%%

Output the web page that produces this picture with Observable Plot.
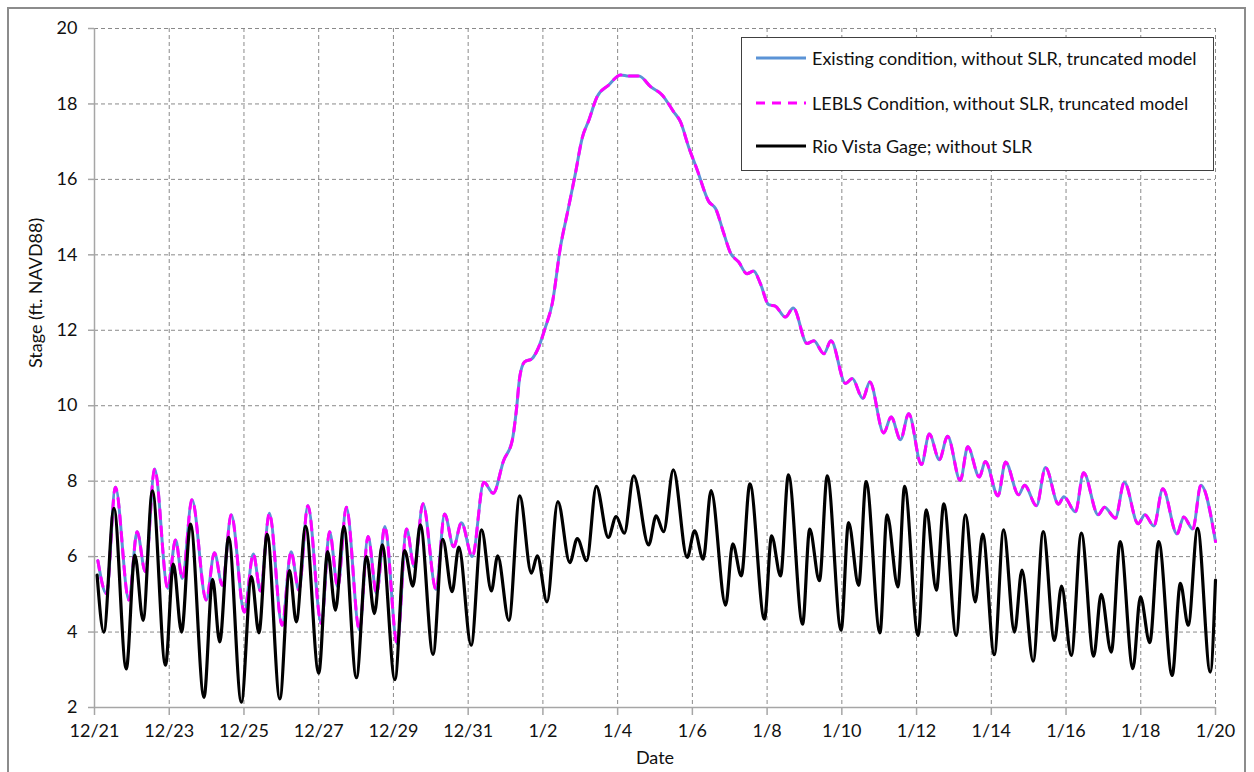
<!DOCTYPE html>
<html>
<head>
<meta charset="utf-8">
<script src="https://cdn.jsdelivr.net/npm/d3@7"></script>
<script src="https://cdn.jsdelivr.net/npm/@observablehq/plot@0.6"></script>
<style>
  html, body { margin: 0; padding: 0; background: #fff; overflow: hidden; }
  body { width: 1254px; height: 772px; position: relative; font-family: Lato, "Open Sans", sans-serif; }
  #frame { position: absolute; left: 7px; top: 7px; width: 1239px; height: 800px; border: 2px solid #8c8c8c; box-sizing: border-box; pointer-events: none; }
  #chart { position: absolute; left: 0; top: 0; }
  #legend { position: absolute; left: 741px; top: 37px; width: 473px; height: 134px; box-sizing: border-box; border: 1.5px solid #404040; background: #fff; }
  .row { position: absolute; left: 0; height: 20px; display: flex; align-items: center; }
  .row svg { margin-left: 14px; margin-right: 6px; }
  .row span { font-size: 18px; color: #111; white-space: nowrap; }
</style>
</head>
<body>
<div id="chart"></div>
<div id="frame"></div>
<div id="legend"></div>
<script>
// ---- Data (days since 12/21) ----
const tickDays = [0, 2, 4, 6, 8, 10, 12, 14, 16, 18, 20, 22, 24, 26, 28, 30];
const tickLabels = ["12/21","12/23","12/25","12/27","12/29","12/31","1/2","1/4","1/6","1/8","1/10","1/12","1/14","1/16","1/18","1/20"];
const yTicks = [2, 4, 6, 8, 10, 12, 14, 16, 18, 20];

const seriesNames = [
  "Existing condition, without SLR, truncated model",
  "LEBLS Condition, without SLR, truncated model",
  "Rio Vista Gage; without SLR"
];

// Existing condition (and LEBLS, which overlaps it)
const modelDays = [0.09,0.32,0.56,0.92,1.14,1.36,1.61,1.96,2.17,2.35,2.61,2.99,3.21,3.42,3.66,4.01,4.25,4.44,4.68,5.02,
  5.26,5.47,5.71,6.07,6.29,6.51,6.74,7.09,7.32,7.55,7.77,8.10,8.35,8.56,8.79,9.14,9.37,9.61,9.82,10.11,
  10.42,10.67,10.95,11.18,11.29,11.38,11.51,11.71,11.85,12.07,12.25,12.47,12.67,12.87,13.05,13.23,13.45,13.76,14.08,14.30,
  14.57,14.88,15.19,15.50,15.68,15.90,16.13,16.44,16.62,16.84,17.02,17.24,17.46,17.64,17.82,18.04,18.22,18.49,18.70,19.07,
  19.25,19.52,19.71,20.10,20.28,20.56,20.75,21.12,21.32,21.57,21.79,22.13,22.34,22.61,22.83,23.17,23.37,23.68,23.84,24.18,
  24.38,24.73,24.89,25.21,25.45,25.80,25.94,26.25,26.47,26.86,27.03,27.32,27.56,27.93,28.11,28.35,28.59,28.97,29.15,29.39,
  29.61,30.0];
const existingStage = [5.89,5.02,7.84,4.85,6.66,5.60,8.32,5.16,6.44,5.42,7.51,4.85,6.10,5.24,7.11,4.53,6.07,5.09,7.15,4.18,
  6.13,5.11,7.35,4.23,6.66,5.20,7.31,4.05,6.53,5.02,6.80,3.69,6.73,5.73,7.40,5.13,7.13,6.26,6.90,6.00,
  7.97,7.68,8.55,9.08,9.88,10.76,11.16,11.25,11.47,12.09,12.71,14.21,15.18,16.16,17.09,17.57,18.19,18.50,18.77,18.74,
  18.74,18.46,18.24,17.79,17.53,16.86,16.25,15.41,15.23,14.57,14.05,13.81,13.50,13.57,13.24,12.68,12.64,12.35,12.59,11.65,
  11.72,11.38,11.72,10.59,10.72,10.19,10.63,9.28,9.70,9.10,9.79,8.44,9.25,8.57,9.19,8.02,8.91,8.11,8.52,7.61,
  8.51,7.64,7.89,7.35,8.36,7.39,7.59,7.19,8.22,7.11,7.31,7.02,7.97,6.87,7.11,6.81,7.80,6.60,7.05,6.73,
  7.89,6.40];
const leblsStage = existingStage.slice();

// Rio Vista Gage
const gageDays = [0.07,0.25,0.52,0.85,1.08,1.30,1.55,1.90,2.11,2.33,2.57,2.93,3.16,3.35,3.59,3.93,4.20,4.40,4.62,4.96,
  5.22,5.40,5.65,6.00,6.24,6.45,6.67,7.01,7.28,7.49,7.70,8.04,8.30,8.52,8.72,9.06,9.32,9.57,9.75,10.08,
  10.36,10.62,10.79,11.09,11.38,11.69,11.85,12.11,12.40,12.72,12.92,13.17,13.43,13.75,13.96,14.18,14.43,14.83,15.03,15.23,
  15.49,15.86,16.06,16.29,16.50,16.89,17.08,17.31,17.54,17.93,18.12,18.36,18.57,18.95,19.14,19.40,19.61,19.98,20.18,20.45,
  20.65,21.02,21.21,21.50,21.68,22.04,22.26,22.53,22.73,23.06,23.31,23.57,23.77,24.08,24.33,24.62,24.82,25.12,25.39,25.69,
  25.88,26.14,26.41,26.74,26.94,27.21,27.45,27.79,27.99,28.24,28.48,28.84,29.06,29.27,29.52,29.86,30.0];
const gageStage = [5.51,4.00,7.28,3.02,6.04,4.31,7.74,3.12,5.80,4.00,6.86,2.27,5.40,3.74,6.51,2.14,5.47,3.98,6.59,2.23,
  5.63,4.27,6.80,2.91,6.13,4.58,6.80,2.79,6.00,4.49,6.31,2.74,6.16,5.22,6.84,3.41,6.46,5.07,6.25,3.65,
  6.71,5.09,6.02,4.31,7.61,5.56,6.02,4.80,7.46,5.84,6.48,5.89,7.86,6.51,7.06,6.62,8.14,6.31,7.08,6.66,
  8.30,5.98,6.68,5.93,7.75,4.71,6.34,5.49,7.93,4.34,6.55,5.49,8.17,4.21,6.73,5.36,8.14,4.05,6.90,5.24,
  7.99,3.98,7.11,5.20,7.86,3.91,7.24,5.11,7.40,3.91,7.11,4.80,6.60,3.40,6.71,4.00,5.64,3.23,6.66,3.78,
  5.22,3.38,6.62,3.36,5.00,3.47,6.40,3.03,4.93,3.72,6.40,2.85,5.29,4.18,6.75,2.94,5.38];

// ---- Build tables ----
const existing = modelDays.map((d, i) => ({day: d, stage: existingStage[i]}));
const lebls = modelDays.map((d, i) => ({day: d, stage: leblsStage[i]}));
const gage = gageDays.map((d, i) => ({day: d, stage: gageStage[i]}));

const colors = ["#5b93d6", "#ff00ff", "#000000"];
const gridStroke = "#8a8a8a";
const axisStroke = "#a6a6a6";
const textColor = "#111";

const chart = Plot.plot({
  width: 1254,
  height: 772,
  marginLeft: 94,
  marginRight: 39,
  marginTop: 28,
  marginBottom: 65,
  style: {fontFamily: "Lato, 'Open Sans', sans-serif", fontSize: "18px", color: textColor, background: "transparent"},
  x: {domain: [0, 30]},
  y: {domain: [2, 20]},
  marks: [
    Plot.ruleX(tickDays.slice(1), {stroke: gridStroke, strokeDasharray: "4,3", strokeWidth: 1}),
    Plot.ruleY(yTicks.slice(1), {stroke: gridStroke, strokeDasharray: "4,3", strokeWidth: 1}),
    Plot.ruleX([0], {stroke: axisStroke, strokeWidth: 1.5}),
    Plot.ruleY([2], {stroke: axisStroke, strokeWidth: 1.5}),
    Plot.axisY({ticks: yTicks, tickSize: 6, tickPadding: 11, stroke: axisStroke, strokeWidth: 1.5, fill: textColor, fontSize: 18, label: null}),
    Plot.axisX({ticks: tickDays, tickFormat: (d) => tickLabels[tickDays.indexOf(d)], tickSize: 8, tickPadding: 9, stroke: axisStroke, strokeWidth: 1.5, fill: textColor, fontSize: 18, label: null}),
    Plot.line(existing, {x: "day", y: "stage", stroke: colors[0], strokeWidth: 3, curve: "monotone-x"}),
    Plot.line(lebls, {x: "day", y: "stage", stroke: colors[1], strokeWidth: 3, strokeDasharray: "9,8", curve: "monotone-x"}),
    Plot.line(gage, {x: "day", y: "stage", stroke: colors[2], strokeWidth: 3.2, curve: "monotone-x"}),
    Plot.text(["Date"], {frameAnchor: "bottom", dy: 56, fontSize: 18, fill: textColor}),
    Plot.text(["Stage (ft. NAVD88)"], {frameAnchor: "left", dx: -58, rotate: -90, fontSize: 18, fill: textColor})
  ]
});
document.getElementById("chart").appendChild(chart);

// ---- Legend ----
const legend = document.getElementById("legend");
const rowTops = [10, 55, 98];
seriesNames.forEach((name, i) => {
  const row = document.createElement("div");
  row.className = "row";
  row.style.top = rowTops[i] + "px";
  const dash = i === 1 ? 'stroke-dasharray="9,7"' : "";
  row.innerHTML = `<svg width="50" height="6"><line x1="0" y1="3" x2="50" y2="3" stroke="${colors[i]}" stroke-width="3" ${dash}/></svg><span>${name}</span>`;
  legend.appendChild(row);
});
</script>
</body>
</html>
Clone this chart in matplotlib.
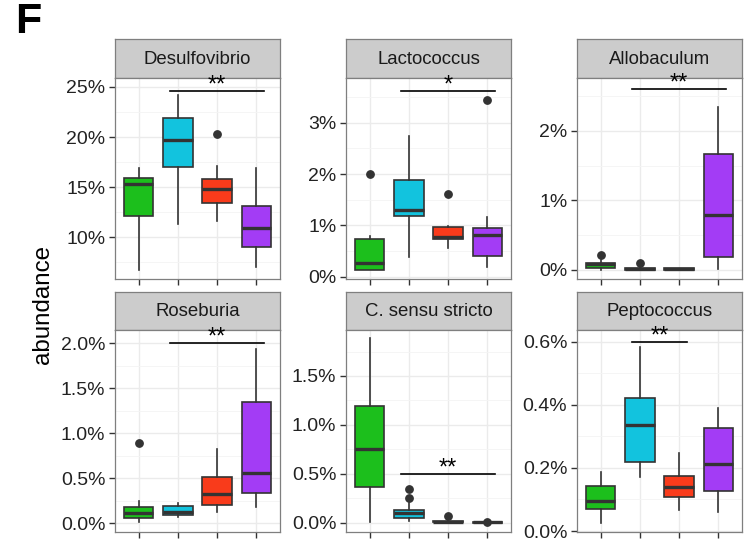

%%

What to work on
Tell how many lines of the data include the word "this", and nothing else.

Response below
2